Quorn also isn’t one thing nutritionally. Plain mince or pieces are a different pick from breaded snacks or creamy ready meals. So the better question is not only “Is it vegetarian?” but also “Does this version fit the meal I want to make?”

If You Eat This Way Can Standard Quorn Fit? Best Buying Move
Lacto-ovo vegetarian Usually yes Check the label, then pick freely from vegetarian items
Vegan Not always Choose items marked vegan and read ingredients
Egg-free vegetarian Not always Avoid standard products with egg white
Dairy-free vegetarian Sometimes Watch sauces, cheese, and creamy coatings
Mixed-household cooking Yes Keep vegetarian and vegan packs separate

When Quorn Is Not The Right Pick

Quorn may not fit what you need if you’re buying for a strict vegan diet and grab a standard vegetarian item by mistake. It may also miss the mark if someone at the table avoids egg or milk for personal or food reasons. In those cases, the brand still may work, but only the right product will work.

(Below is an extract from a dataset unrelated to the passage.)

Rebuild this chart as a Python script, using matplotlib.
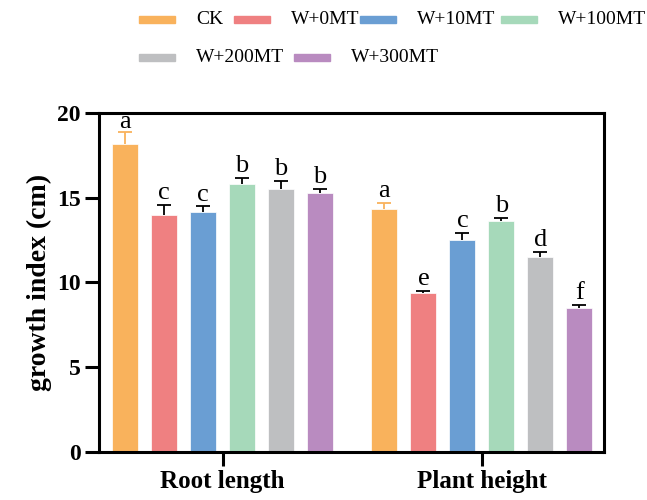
import matplotlib
matplotlib.use("Agg")
import matplotlib.pyplot as plt
import numpy as np
from matplotlib.patches import Rectangle

# Data
groups = ["Root length", "Plant height"]
treatments = ["CK", "W+0MT", "W+10MT", "W+100MT", "W+200MT", "W+300MT"]
root_mean = [18.15, 14.0, 14.15, 15.8, 15.5, 15.3]
root_err = [0.75, 0.55, 0.33, 0.37, 0.48, 0.22]
root_sig = ["a", "c", "c", "b", "b", "b"]
height_mean = [14.32, 9.35, 12.5, 13.6, 11.5, 8.5]
height_err = [0.35, 0.15, 0.44, 0.2, 0.32, 0.18]
height_sig = ["a", "e", "c", "b", "d", "f"]
colors = ["#F9B25C", "#EF8081", "#6A9ED3", "#A6D9BA", "#BEBFC1", "#B98BC0"]

plt.rcParams["font.family"] = ["Liberation Serif", "DejaVu Serif"]

fig = plt.figure(figsize=(6.47, 5.0), dpi=100)
ax = fig.add_axes([0.153, 0.0966, 0.7805, 0.6774])

group_pos = np.array([0.0, 6.65])
width = 0.67
means = [root_mean, height_mean]
errs = [root_err, height_err]
sigs = [root_sig, height_sig]

for i, name in enumerate(treatments):
    xs = group_pos + (i - 2.5)
    ys = np.array([means[0][i], means[1][i]])
    es = np.array([errs[0][i], errs[1][i]])
    ax.bar(xs, ys, width=width, color=colors[i], edgecolor="white",
           linewidth=0.5, zorder=2)
    ecol = colors[i] if i == 0 else "black"
    _, caps, _ = ax.errorbar(xs, ys, yerr=[np.zeros(2), es], fmt="none",
                             ecolor=ecol, elinewidth=1.3, capsize=4.7,
                             capthick=1.3, zorder=3)
    # only keep the upper caps
    for c in caps:
        if np.allclose(c.get_ydata(), ys):
            c.set_visible(False)
    for g in range(2):
        # keep the letter under the top spine
        ytop = min(ys[g] + es[g], 18.75)
        ax.annotate(sigs[g][i], (xs[g], ytop), xytext=(0, 4.3),
                    textcoords="offset points", ha="center", va="baseline",
                    fontsize=19)

ax.set_xlim(-3.17, 9.78)
ax.set_ylim(0, 20)
ax.set_yticks([0, 5, 10, 15, 20])
ax.set_xticks(group_pos)
ax.set_xticklabels(groups, fontsize=18, fontweight="bold")
for lab in ax.get_yticklabels():
    lab.set_fontsize(17)
    lab.set_fontweight("bold")
ax.set_ylabel("growth index (cm)", fontsize=20, fontweight="bold", labelpad=4)

for s in ax.spines.values():
    s.set_linewidth(2.2)
ax.tick_params(axis="both", direction="out", length=10, width=2.2, pad=3)

# Legend laid out like the reference (two rows, handles then labels)
leg_x = [139.3, 234.3, 360.0, 501.0, 139.3, 294.3]
leg_y = [19.5, 19.5, 19.5, 19.5, 57.3, 57.3]
W, H = 647.0, 500.0
for i, name in enumerate(treatments):
    x0 = leg_x[i] / W
    yc = 1 - leg_y[i] / H
    fig.patches.append(Rectangle((x0, yc - 3.8 / H), 36 / W, 7.6 / H,
                                 transform=fig.transFigure, color=colors[i]))
    fig.text(x0 + 57 / W, yc, name, fontsize=14, va="center", ha="left")

fig.savefig("out.png", dpi=100)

There’s also a taste and texture angle. Some people love Quorn because it feels close to chicken or mince. Others would rather cook with beans, lentils, tofu, or seitan. That’s less about the label and more about what lands well on your plate.

One More Thing About Ingredients

If you buy ready meals, deli foods, picnic items, or breaded snacks, pay extra attention. Those are the places where added dairy, cheese, or creamy seasonings show up more often. Plain ingredients like mince or pieces are usually easier to sort than multi-part meals.

How To Tell In Seconds At The Store

Use a quick three-step check when you shop:

  1. Read the front label for “vegetarian” or “vegan.”
  2. Scan the ingredient list for egg white, milk, cheese, cream, whey, or butter.
  3. Match the product to the eater, not just the brand name.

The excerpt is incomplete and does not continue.